The funding will take place over three years, and consists of £195m from Rolls Royce Group, BNF Resources UK, and Exelon Generation, couple with £210m from the UK’s Research and Innovation funding.
According to Rolls Royce, “The business, which will continue to seek further investment, will now proceed rapidly with a range of parallel delivery activities, including entry to the UK Generic Design Assessment (GDA) process and identifying sites for the factories which will manufacture the modules that enable on-site assembly of the power plants.”
Clean energy solution
Warren East, chief executive of Rolls Royce, said in a statement: “The SMR programme is one of the ways that Rolls-Royce is meeting the need to ensure the UK continues to develop innovative ways to tackle the global threat of climate change. With the Rolls-Royce SMR technology, we have developed a clean energy solution which can deliver cost competitive and scalable net zero power for multiple applications from grid and industrial electricity production to hydrogen and synthetic fuel manufacturing.
“The business could create up to 40,000 jobs, through UK deployment and export enabled growth. As a major shareholder in Rolls-Royce SMR, we will continue to support its path to successful deployment.”
The technology, said the company, will see each station power approximately one million homes through grid and off-grid solutions.
This venture by Rolls Royce and others had been in the works for some time, and was predicted in recent weeks by The Guardian. That paper wrote four weeks ago that Rolls Royce was seeking to build 16 reactors across the country.
It added: “SMRs are understood to be a key component of the prime minister’s pledge to eliminate fossil fuels from electricity generation by 2035, a landmark promise he made last month in the run-up to the UK’s hosting of the Cop26 climate summit in Glasgow.”
The paper continued: “Rolls-Royce is being advised by HSBC, which has helped it secure £210m from private investors, a condition of the government stumping up the same amount.”
Support for SMRs has already come from the nuclear industry, with Nuclear Engineering International reporting that similar plans had received backing in the US from president Joe Biden.

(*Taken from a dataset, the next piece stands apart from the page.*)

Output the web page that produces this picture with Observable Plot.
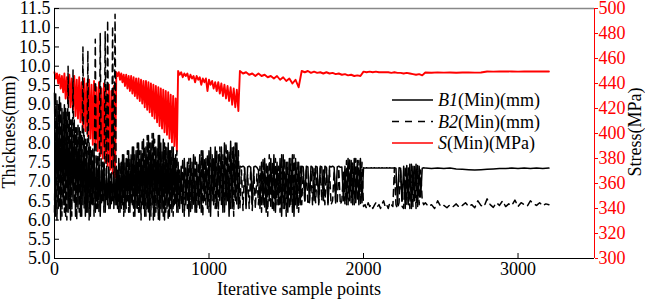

That publication added: “These small plants can provide reliable energy in the form of both electricity and heat to power a city of about 100,000 people. The heat can help lower the emissions from carbon-intensive industries such as steel and cement making, while the baseload power could complement renewables such as wind and solar power. The SMR offers a step change from the existing world of nuclear power.”